Winter Banff does not need skis to work.Photo: Cody Gray
The honest truth
Winter Banff does not need skiing to be good, but it does need a different rhythm.
Short daylight, cold starts, traction, and warm-up stops matter more than ambition.
Good winter non-ski shapes
Town walk plus hot springs or museum.
Gondola corridor when the weather is clear enough that the view still earns the ticket.
Lake or river-edge walk with traction, then a long lunch back in town.
Tubing or one booked winter activity if the group wants snow without a full ski day.
What to check first
Weather, visibility, and current road or trail status.
Hot springs, gondola, or tubing operation if the day depends on one of them.
Whether the group really wants outdoor time or just a winter-looking day with warm recovery stops.
The winter mistake
Trying to use a summer pace in a colder, shorter day.
Skipping traction and then acting surprised when the easiest walk becomes the hardest part.

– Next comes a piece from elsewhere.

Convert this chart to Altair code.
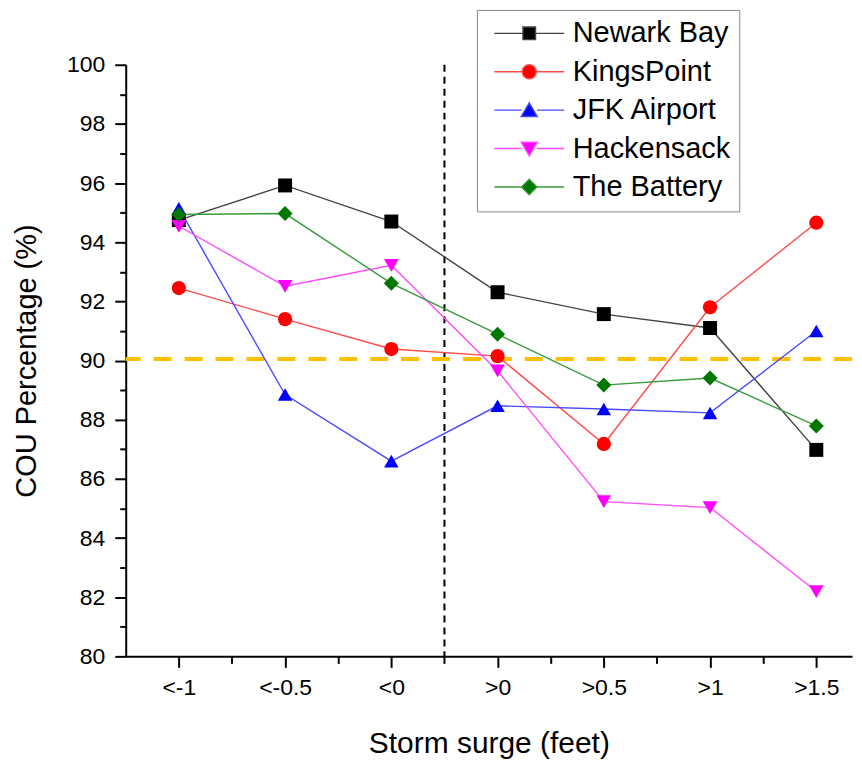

Paying for a mountain view when the mountain is gone.
Questions people ask
Can Banff work in winter without skiing?
Yes, but the rhythm changes. Short daylight, cold starts, traction, and warm-up stops matter more than ambition.
What winter non-ski plan works best?
Keep it simple: a town walk plus hot springs or museum, a clear-weather gondola corridor, a lake or river-edge walk with traction, or one booked winter activity.